Behind the growing controversy over "filegate" lie enduring questions about the people presidents appoint to sensitive government posts.

The news that a low-ranking administration staffer used White House letterhead to request confidential FBI background files on hundreds of Republicans shows how easily the prestige of the presidency can be abused.

Whether the file requests were the result of a "bureaucratic snafu," as the White House claims, or a political fishing expedition, as Republicans assert, the incident points up a perennial conundrum: How to balance the tradition of giving friends and political loyalists plum administration jobs with the larger government goal of honest and efficient public service.

When a new president installs his own people, says Stephen Wayne, a presidential scholar at Georgetown University, factors like loyalty, ideology, and partisanship tend to outweigh more-usual employment criteria like competence. The result, he says, is an executive branch filled with the least efficacious types of workers: "young people in high positions who have intense loyalty, but no experience."

One apparent example is Craig Livingstone. Mr. Livingstone, whose name has become synonymous with "filegate," was placed on indefinite leave last week as director of the White House Office of Personnel Security.

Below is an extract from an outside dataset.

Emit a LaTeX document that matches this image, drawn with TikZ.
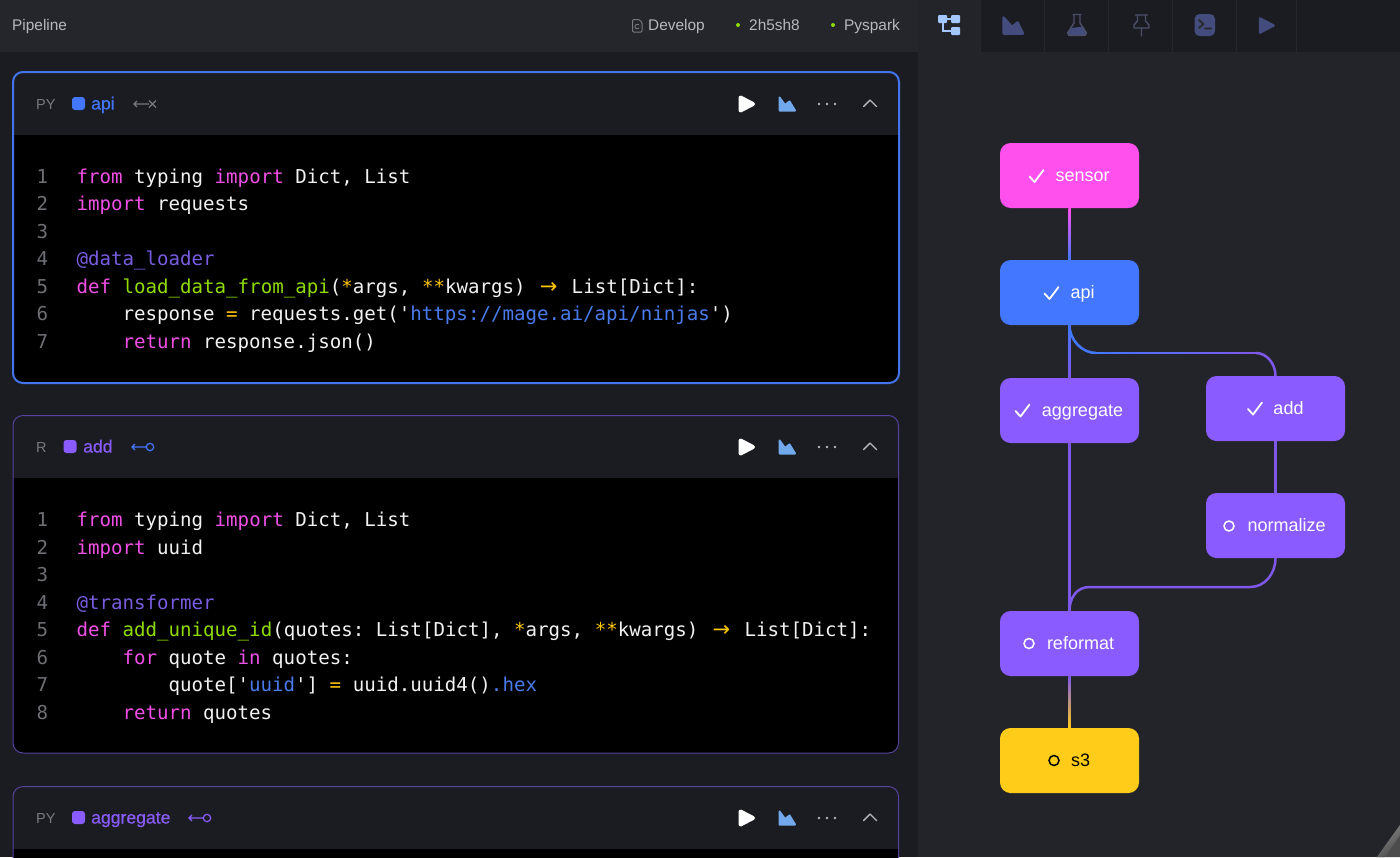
\documentclass[tikz,border=0pt]{standalone}
\usepackage{fontspec}
\setmainfont{Liberation Sans}
\newfontfamily\codefont{DejaVu Sans Mono}
\newfontfamily\arrowfont{DejaVu Sans}
\newfontfamily\headfont[FakeBold=0.35]{Liberation Sans}
\usetikzlibrary{calc}
\definecolor{leftbg}{HTML}{1B1C21}
\definecolor{rightbg}{HTML}{232429}
\definecolor{topbar}{HTML}{25262C}
\definecolor{tabline}{HTML}{26272C}
\definecolor{cpink}{HTML}{FF4FEC}
\definecolor{cblue}{HTML}{4477FF}
\definecolor{cpurple}{HTML}{8A5CFF}
\definecolor{cyellow}{HTML}{FFCC19}
\definecolor{edgec}{HTML}{7E58EA}
\definecolor{kw}{HTML}{F04FE6}
\definecolor{fn}{HTML}{8FDB00}
\definecolor{deco}{HTML}{7A5CE0}
\definecolor{strc}{HTML}{4A7BEA}
\definecolor{opc}{HTML}{FFC60A}
\definecolor{numc}{HTML}{6E6F74}
\definecolor{plain}{HTML}{F2F2F2}
\definecolor{blueb}{HTML}{4474EC}
\definecolor{purpb}{HTML}{58429F}
\definecolor{tabicon}{HTML}{434C7C}
\definecolor{tabline2}{HTML}{4B4F68}
\definecolor{tabact}{HTML}{A3C6FF}
\definecolor{chartb}{HTML}{72A9EC}
\definecolor{uigray}{HTML}{B8B9BD}
\definecolor{dimgray}{HTML}{78797E}
\definecolor{gdot}{HTML}{8FDB00}
\definecolor{midpb}{HTML}{A555F0}
\definecolor{midpy}{HTML}{A08A9A}
\newcommand{\K}[1]{\textcolor{kw}{#1}}
\newcommand{\Fn}[1]{\textcolor{fn}{#1}}
\newcommand{\St}[1]{\textcolor{strc}{#1}}
\newcommand{\Op}[1]{\textcolor{opc}{#1}}
\newcommand{\De}[1]{\textcolor{deco}{#1}}
\newcommand{\Ar}{\textcolor{opc}{\makebox[23.04pt][c]{\arrowfont\fontsize{21}{22}\selectfont →}}}
\tikzset{
  x=1pt,y=-1pt,
  codetext/.style={anchor=base west,inner sep=0pt,outer sep=0pt,text=plain,
    font=\codefont\fontsize{19.13}{22}\selectfont\frenchspacing},
  numtext/.style={anchor=base,inner sep=0pt,text=numc,font=\codefont\fontsize{19.13}{22}\selectfont},
  uitext/.style={anchor=base west,inner sep=0pt,text=uigray,font=\fontsize{15.4}{18}\selectfont},
  headtext/.style={anchor=base west,inner sep=0pt,font=\headfont\fontsize{17.6}{20}\selectfont},
  langtext/.style={anchor=base west,inner sep=0pt,text=dimgray,font=\fontsize{14.5}{18}\selectfont},
  dagbox/.style={rounded corners=10.5pt,minimum width=139pt,minimum height=65pt,inner sep=0pt,outer sep=0pt,
    text=white,text height=12pt,text depth=0pt,font=\fontsize{18}{20}\selectfont},
  checkmark/.style={draw=white,line width=1.8pt,line cap=round,line join=round},
  ring/.style={draw=white,line width=1.5pt},
  edgep/.style={draw=edgec,line width=2.5pt},
  icon/.style={line width=1.4pt,line cap=round,line join=round},
}
\newcommand{\NumAt}[3]{\node[numtext] (#1) at (42.5,#2+7.2) {#3};}
\newcommand{\VGrad}[5]{%
  \shade[top color=#3,middle color=#4,bottom color=#5] ($(#1)+(-1.25,0)$) rectangle ($(#2)+(1.25,0)$);}
\newcommand{\CardToolbar}[1]{%
  \begin{scope}[shift={(0,#1)}]
    \fill[white,draw=white,line width=4pt,line join=round] (740.5,97.5) -- (753,104) -- (740.5,110.5) -- cycle;
    \fill[chartb,draw=chartb,line width=2pt,line join=round] (779.5,97.5) -- (785,105) -- (789.5,101.5) -- (795,110.5) -- (779.5,110.5) -- cycle;
    \fill[uigray] (819,104) circle (1.4) (827,104) circle (1.4) (835,104) circle (1.4);
    \draw[uigray,icon] (863.5,106.5) -- (870,100) -- (876.5,106.5);
  \end{scope}}
\begin{document}
\begin{tikzpicture}
\clip (0,0) rectangle (1400,857);
% backgrounds
\fill[leftbg] (0,0) rectangle (918,857);
\fill[rightbg] (918,0) rectangle (1400,857);
\fill[topbar] (0,0) rectangle (918,52);
\fill[leftbg] (980,0) rectangle (1400,52);
\foreach \sx in {980,1044,1108,1172,1236,1296}{\draw[tabline,line width=1pt] (\sx,0) -- (\sx,52);}
% top bar text
\node[uitext] (pipeline) at (12,30.5) {Pipeline};
\node[uitext] (develop) at (648,30.5) {Develop};
\node[uitext] (hash) at (749,30.5) {2h5sh8};
\node[uitext] (pyspark) at (844,30.5) {Pyspark};
\fill[gdot] (738,25) circle (2) (833,25) circle (2);
\draw[dimgray,line width=1pt,rounded corners=1pt] (632.5,19.5) -- (639,19.5) -- (642,22.5) -- (642,32) -- (632.5,32) -- cycle;
\draw[dimgray,line width=.9pt] (639,28) arc (40:320:2.3);
% tab icons
\fill[tabact,rounded corners=1pt] (938,15) rectangle (947,23);
\fill[tabact,rounded corners=1pt] (951,15) rectangle (960,23);
\fill[tabact,rounded corners=1pt] (951,27) rectangle (960,35);
\draw[tabact,line width=1.5pt] (947,19) -- (951,19);
\draw[tabact,line width=1.5pt] (943,23) -- (943,31) -- (951,31);
\fill[tabicon,draw=tabicon,line width=2.5pt,line join=round] (1003.5,17.5) -- (1012,27) -- (1017.5,22.5) -- (1023,33.5) -- (1003.5,33.5) -- cycle;
\fill[tabicon] (1071,28) -- (1083,26.5) -- (1087,33) -- (1085.5,35.5) -- (1068.5,35.5) -- (1067,33) -- cycle;
\draw[tabline2,icon] (1073,14.5) -- (1081,14.5) (1074,15) -- (1074,23) -- (1067.5,33) -- (1069,35.5) -- (1085,35.5) -- (1086.5,33) -- (1080,23) -- (1080,15);
\draw[tabline2,icon] (1135.5,15) -- (1147.5,15) (1137.5,15) -- (1137.5,21) -- (1134,25) -- (1134,28) -- (1149,28) -- (1149,25) -- (1145.5,21) -- (1145.5,15) (1141.5,28) -- (1141.5,36);
\fill[tabicon,rounded corners=5pt] (1194.5,14) rectangle (1215,36);
\draw[black!85,line width=1.7pt,line cap=round,line join=round] (1199,20) -- (1203.5,24) -- (1199,28) (1205,28.5) -- (1211,28.5);
\fill[tabicon,draw=tabicon,line width=2.5pt,line join=round] (1260,18.5) -- (1273.5,25.5) -- (1260,32.5) -- cycle;
% card 1
\fill[black,rounded corners=10pt] (13,72) rectangle (899,383);
\begin{scope}
  \clip[rounded corners=10pt] (13,72) rectangle (899,383);
  \fill[leftbg] (13,72) rectangle (899,135);
\end{scope}
\draw[blueb,line width=2pt,rounded corners=10pt] (13,72) rectangle (899,383);
% card 2
\fill[black,rounded corners=10pt] (13,415.5) rectangle (898.5,753);
\begin{scope}
  \clip[rounded corners=10pt] (13,415.5) rectangle (898.5,753);
  \fill[leftbg] (13,415.5) rectangle (898.5,478);
\end{scope}
\draw[purpb,line width=1pt,rounded corners=10pt] (13,415.5) rectangle (898.5,753);
% card 3
\fill[black,rounded corners=10pt] (13,786.5) rectangle (898.5,900);
\begin{scope}
  \clip[rounded corners=10pt] (13,786.5) rectangle (898.5,900);
  \fill[leftbg] (13,786.5) rectangle (898.5,849);
\end{scope}
\draw[purpb,line width=1pt,rounded corners=10pt] (13,786.5) rectangle (898.5,900);
% card headers
\node[langtext] (lang1) at (36,109.5) {PY};
\fill[cblue,rounded corners=3pt] (72,97) rectangle (85,110);
\node[headtext,text=cblue] (name1) at (91,109.5) {api};
\draw[dimgray,line width=1.1pt] (137,101) -- (134,104) -- (137,107) (134,104) -- (149,104) (149,100.5) -- (156,107.5) (156,100.5) -- (149,107.5);
\CardToolbar{0}
\node[langtext] (lang2) at (36,452.5) {R};
\fill[cpurple,rounded corners=3pt] (63.5,440) rectangle (76.5,453);
\node[headtext,text=cpurple] (name2) at (83,452.5) {add};
\draw[cblue,line width=1.2pt] (135,444) -- (132,447) -- (135,450) (132,447) -- (146,447) (150,447) circle (3.7);
\CardToolbar{343}
\node[langtext] (lang3) at (36,823.5) {PY};
\fill[cpurple,rounded corners=3pt] (72,811) rectangle (85,824);
\node[headtext,text=cpurple] (name3) at (91,823.5) {aggregate};
\draw[cpurple,line width=1.2pt] (192,815) -- (189,818) -- (192,821) (189,818) -- (203,818) (207,818) circle (3.7);
\CardToolbar{714}
% code card 1
\NumAt{na1}{176}{1}\NumAt{na2}{203.5}{2}\NumAt{na3}{231}{3}\NumAt{na4}{258.5}{4}\NumAt{na5}{286}{5}\NumAt{na6}{313.5}{6}\NumAt{na7}{341}{7}
\node[codetext] (ca1) at (76.5,183.2) {\K{from} typing \K{import} Dict, List};
\node[codetext] (ca2) at (76.5,210.7) {\K{import} requests};
\node[codetext] (ca4) at (76.5,265.7) {\De{@data\_loader}};
\node[codetext] (ca5) at (76.5,293.2) {\K{def} \Fn{load\_data\_from\_api}(\Op{*}args, \Op{**}kwargs) \Ar{} List[Dict]:};
\node[codetext] (ca6) at (122.5,320.7) {response \Op{=} requests.get('\St{https://mage.ai/api/ninjas}')};
\node[codetext] (ca7) at (122.5,348.2) {\K{return} response.json()};
% code card 2
\NumAt{nb1}{519.5}{1}\NumAt{nb2}{547}{2}\NumAt{nb3}{574.5}{3}\NumAt{nb4}{602}{4}\NumAt{nb5}{629.5}{5}\NumAt{nb6}{657}{6}\NumAt{nb7}{684.5}{7}\NumAt{nb8}{712}{8}
\node[codetext] (cb1) at (76.5,526.7) {\K{from} typing \K{import} Dict, List};
\node[codetext] (cb2) at (76.5,554.2) {\K{import} uuid};
\node[codetext] (cb4) at (76.5,609.2) {\De{@transformer}};
\node[codetext] (cb5) at (76.5,636.7) {\K{def} \Fn{add\_unique\_id}(quotes: List[Dict], \Op{*}args, \Op{**}kwargs) \Ar{} List[Dict]:};
\node[codetext] (cb6) at (122.5,664.2) {\K{for} quote \K{in} quotes:};
\node[codetext] (cb7) at (168.5,691.7) {quote['\St{uuid}'] \Op{=} uuid.uuid4()\St{.hex}};
\node[codetext] (cb8) at (122.5,719.2) {\K{return} quotes};
% dag nodes
\node[dagbox,fill=cpink] (sensor) at (1069.5,175.5) {\hspace*{26pt}sensor};
\node[dagbox,fill=cblue] (api) at (1069.5,292.5) {\hspace*{26pt}api};
\node[dagbox,fill=cpurple] (aggregate) at (1069.5,410.5) {\hspace*{26pt}aggregate};
\node[dagbox,fill=cpurple] (add) at (1275.5,408.5) {\hspace*{26pt}add};
\node[dagbox,fill=cpurple] (normalize) at (1275.5,525.5) {\hspace*{22pt}normalize};
\node[dagbox,fill=cpurple] (reformat) at (1069.5,643.5) {\hspace*{22pt}reformat};
\node[dagbox,fill=cyellow,text=black] (sthree) at (1069.5,760.5) {\hspace*{22pt}s3};
% connectors
\VGrad{sensor.south}{api.north}{cpink}{midpb}{cblue}
\VGrad{api.south}{aggregate.north}{cblue}{edgec}{edgec}
\draw[edgep] (aggregate.south) -- (reformat.north);
\VGrad{reformat.south}{sthree.north}{edgec}{midpy}{cyellow}
\coordinate (c1) at ($(api.south)+(26.5,28)$);
\coordinate (c2) at ($(add.north)+(-19.5,-23)$);
\draw[cblue,line width=2.5pt] (api.south) .. controls ($(api.south)+(0,15)$) and ($(c1)+(-14,0)$) .. (c1);
\foreach \i in {0,...,19}{%
  \pgfmathsetmacro{\ta}{\i/20}%
  \pgfmathsetmacro{\tb}{(\i+1)/20}%
  \pgfmathsetmacro{\pc}{100-(\i+.5)/20*100}%
  \colorlet{segc}{cblue!\pc!edgec}%
  \draw[segc,line width=2.5pt] ($(c1)!\ta!(c2)$) -- ($(c1)!\tb!(c2)$);
}
\draw[edgep] (c2) .. controls ($(c2)+(11,0)$) and ($(add.north)+(0,-12)$) .. (add.north);
\coordinate (d1) at ($(normalize.south)+(-25,29)$);
\coordinate (d0) at ($(reformat.north)+(20,0)$);
\coordinate (d2) at (d0 |- d1);
\draw[edgep] (add.south) -- (normalize.north);
\draw[edgep] (normalize.south) .. controls ($(normalize.south)+(0,16)$) and ($(d1)+(14,0)$) .. (d1) -- (d2) .. controls ($(d2)+(-13,0)$) and ($(reformat.north)+(0,-13)$) .. (reformat.north);
% status marks
\draw[checkmark] (1029.5,176.5) -- (1034.5,182) -- (1043.5,170);
\draw[checkmark] (1044.5,293.5) -- (1049.5,299) -- (1058.5,287);
\draw[checkmark] (1015.5,411) -- (1020.5,416.5) -- (1029.5,404.5);
\draw[checkmark] (1248,409) -- (1253,414.5) -- (1262,402.5);
\draw[ring] (1229,526) circle (5);
\draw[ring] (1029,643.5) circle (5);
\draw[ring,draw=black] (1054,760.5) circle (5);
% corner streak
\fill[gray!60!black] (1377,857) -- (1400,825) -- (1400,857) -- cycle;
\shade[left color=gray!95!white,right color=gray!60!black,shading angle=35] (1377,857) -- (1400,825) -- (1400,835) -- (1385,857) -- cycle;
\end{tikzpicture}
\end{document}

Clinton aides admit that Livingstone's one time deputy, Anthony Marceca, reviewed about 400 confidential background files on former White House passholders - many prominent Republicans who had not set foot in the mansion in years. Both Livingstone and Mr. Marceca have long careers in Democratic politics and little or no experience in personnel or security.

Their review of the files, inadvertent or not, casts doubt on the competence and integrity of campaign loyalists working in lofty government positions.

Under current practice, a new president is allowed to make 3,000 high-level political appointments, a number that has remained more or less constant over the years. The rest of the government's 2.1 million nonmilitary workers are meant to be hired on the basis of merit.

But observers say the Clinton administration painted itself into a corner with regard to political appointments during the campaign. Norman Ornstein, a senior fellow at the American Enterprise Institute, notes that candidate Clinton vowed to reduce the White House staff by 25 percent if elected - a promise that, when fulfilled, reduced the spaces available in the administration for political cronies.

This had two side effects. First, Mr. Ornstein says, the pressure to install friends led the administration to dump many veteran nonpartisan workers, like the employees in the White House Travel Office, who had survived several presidencies and knew internal customs and procedures.

The second problem, Mr. Wayne says, was that pressure to place campaign stalwarts in the administration forced President Clinton to mine cabinet agencies for every possible political job, often appointing undersecretaries and chiefs of staff himself - rather than leaving the work to cabinet secretaries. The result, he notes, is the slowest transition in modern memory, which left many agencies coasting for months on auto-pilot.

Not only do federal agencies shift course every time a new president takes power, Wayne says, but the average tenure of political appointees is shockingly low, about 18 months. The result, he says, is a lack of continuity and informed leadership that hampers the ability of agencies to understand the needs of their constituencies.

But the most immediate lesson of the "filegate" controversy is the danger of placing inexperienced political workers in sensitive posts. Soon after the president's inauguration, jokes abounded about the fresh-from-college appearance of his aides, many of whom have been known to begin telephone conversations by saying: "This is the White House calling."

In testimony before Congress last week, Nancy Gemmel, a 24-year veteran of the White house Personnel Security Office who participated in the Clinton transition, stated that during the administration's first days, students and interns as young as 18, who did not have security clearances, enjoyed free access to the vault where the FBI files were stored. This fact, combined with the political backgrounds of Livingstone and Marceca, brought criticism from Republicans and Democrats alike.

"The evidence to date raises serious questions about the placement of individuals with campaign background in important positions in the Office of Personnel Security," Rep. Cardiss Collins (D) of Illinois said during the hearing. "In the future such employees [should be] career civil servants rather than political appointees."

Rep. Collins's sentiment is shared by many analysts, who believe the US should adopt a more professionalized government akin to Britain's. Such a move, they say, would increase competence and discourage corruption.

Yet White House officials note they have not appointed any more people than previous administrations, and that the number of employees a president can select - 3,000 - is still low considering the size of government. Any attempt to limit presidential appointments, they say, would present constitutional problems. "People expect that when we change presidents we change government," says Elaine Kamarck, director of the White House's National Performance Review. "If we weaken the president's ability to shape government, we no longer have a government of the people."